L’accord de paix de 2016, qui a désarmé ce qui était autrefois la guérilla la plus puissante du continent américain, a mis fin à un conflit dépassé, loin de la nouvelle génération citadine « qui découvre la politique », explique l’universitaire Hernando Gomez Buendia, auteur du livre « Entre l’indépendance et la pandémie ».
Alors qu’un tiers des jeunes âgés de 14 à 28 ans ne travaillent ni n’étudient, « la Colombie est en train de devenir », selon lui, « un pays de conflits urbains ».
« Il existe un pan actif de la société qui a longtemps été exclu de la politique, du monde du travail et maintenant du système éducatif, et qui en a assez d’être exclu. C’est celui qui manifeste aujourd’hui dans les rues », explique Sandra Borda.

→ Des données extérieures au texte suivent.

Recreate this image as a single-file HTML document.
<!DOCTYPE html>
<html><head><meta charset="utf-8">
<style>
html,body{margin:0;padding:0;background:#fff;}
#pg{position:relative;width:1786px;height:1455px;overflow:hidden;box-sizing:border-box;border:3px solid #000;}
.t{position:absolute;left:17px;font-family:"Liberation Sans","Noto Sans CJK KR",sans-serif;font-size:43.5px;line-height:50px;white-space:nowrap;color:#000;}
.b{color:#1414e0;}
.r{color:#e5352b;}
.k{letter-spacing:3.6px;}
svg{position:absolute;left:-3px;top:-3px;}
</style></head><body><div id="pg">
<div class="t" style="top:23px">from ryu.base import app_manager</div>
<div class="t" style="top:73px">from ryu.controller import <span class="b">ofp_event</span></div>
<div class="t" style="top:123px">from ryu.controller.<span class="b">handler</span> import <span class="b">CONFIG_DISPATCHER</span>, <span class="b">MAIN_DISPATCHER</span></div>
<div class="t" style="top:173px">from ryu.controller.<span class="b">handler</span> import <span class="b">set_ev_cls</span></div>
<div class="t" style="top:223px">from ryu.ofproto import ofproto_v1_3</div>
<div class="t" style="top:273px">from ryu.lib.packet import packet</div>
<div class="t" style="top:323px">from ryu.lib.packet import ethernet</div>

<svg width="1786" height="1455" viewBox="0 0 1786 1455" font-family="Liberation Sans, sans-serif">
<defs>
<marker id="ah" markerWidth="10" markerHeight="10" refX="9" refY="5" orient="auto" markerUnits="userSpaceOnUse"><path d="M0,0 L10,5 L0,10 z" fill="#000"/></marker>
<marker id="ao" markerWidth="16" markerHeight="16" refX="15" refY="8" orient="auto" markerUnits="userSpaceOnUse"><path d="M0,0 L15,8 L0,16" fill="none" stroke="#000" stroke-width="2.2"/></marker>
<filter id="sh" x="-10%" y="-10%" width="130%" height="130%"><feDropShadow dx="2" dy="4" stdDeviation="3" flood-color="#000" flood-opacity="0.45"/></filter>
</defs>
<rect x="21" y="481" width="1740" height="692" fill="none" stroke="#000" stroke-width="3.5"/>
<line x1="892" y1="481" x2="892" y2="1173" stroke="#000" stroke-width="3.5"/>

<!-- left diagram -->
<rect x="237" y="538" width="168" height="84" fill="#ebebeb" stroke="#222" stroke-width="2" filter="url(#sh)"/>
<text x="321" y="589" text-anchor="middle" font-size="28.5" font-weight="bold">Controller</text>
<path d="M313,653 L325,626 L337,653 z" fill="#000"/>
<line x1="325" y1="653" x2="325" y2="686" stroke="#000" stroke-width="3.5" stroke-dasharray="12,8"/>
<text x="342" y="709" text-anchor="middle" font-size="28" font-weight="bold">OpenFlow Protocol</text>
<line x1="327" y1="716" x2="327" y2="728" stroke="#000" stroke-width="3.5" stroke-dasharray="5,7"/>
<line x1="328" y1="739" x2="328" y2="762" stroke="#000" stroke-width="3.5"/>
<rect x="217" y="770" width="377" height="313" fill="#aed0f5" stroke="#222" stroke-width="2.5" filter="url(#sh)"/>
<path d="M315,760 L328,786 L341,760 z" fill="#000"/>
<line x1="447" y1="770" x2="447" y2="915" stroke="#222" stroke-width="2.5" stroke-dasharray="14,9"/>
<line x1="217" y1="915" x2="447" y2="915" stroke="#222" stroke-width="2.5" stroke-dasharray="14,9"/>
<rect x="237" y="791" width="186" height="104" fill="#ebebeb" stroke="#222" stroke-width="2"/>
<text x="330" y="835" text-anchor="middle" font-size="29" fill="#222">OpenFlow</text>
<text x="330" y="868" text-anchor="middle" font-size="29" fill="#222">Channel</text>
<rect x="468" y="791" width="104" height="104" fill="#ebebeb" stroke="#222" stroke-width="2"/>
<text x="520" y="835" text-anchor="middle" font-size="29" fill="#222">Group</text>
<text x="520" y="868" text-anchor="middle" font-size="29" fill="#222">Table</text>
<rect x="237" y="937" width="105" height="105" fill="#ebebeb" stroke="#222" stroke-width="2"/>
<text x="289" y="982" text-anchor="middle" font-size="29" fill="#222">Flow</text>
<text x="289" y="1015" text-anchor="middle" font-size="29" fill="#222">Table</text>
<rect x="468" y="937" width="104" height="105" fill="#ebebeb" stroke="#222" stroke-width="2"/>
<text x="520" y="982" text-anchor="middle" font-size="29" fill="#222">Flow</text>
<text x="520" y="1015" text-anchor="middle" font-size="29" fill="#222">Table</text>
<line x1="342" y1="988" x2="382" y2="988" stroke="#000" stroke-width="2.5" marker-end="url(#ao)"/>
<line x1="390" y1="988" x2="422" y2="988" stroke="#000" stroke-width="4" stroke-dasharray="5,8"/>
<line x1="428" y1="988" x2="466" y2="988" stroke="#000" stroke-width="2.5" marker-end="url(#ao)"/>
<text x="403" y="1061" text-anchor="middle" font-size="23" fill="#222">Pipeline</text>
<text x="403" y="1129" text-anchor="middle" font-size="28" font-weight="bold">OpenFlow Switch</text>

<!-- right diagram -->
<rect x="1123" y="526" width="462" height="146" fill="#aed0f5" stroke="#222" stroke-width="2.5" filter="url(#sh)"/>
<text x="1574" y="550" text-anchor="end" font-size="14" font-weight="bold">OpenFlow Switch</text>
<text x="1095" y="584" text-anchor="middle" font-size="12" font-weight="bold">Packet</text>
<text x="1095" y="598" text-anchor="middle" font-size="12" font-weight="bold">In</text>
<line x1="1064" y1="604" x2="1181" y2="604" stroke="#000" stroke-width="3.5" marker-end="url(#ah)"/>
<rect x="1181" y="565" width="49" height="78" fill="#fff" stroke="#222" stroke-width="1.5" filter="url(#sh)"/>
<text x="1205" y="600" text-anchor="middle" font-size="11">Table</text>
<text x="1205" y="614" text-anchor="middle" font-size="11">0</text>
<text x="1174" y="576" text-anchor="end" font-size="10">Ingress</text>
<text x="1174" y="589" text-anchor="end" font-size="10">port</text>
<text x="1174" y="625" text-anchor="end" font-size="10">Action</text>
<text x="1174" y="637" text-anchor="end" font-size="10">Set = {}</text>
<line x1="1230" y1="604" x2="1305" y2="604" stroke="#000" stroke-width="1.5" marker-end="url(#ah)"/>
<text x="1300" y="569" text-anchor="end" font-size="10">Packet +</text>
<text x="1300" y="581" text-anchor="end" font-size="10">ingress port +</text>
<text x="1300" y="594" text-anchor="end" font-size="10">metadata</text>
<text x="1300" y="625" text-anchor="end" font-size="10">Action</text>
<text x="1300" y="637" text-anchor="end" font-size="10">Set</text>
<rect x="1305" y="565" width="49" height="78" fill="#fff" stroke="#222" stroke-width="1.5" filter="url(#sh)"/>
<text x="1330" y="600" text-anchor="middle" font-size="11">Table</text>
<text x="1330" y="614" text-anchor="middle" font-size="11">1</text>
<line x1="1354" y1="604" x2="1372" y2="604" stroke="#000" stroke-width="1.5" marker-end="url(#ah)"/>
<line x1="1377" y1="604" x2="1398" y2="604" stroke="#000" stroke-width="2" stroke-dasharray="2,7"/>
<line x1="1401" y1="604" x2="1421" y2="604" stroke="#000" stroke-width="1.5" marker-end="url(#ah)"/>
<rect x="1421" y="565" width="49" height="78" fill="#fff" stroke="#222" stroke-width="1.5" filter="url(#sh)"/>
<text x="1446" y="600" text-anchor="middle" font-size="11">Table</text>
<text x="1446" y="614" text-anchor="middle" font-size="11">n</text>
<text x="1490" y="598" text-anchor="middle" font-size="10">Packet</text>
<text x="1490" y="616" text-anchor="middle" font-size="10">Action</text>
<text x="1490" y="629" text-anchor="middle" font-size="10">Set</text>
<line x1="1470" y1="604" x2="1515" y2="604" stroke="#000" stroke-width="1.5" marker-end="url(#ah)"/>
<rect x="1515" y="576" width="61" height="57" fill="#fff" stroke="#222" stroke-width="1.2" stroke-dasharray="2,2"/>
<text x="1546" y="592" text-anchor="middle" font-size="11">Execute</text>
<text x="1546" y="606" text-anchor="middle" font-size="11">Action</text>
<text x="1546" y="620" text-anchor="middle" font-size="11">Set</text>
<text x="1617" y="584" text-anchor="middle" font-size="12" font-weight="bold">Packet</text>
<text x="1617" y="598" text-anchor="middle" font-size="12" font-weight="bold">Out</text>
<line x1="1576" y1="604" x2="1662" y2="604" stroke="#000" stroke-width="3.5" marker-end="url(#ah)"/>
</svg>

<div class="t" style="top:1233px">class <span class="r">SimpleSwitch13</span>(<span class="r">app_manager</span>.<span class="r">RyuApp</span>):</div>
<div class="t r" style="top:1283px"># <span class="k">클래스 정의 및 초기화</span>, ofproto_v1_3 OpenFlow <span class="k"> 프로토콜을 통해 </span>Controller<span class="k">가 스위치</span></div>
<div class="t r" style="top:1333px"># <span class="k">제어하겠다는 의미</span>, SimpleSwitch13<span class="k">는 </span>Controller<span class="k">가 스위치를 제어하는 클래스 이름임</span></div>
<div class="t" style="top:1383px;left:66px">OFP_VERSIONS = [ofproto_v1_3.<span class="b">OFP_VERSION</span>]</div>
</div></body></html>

Contrairement aux bouleversements sociaux au Chili, où le soulèvement social a conduit à une réforme constitutionnelle, ou en Equateur, qui vient d’organiser des élections, les Colombiens n’ont pas encore eu de « soupape » pour évacuer leurs nombreuses frustrations, estime Cynthia Arson, directrice du programme latino-américain du Woodrow Wilson International Center for Scholars.
L’impopularité d’Ivan Duque, qui doit quitter ses fonctions en 2022, semble jouer en faveur de la gauche, qui n’a jamais présidé le pays. L’ancien maire de Bogota et ex-guérillero Gustavo Petro est aujourd’hui en tête dans les sondages.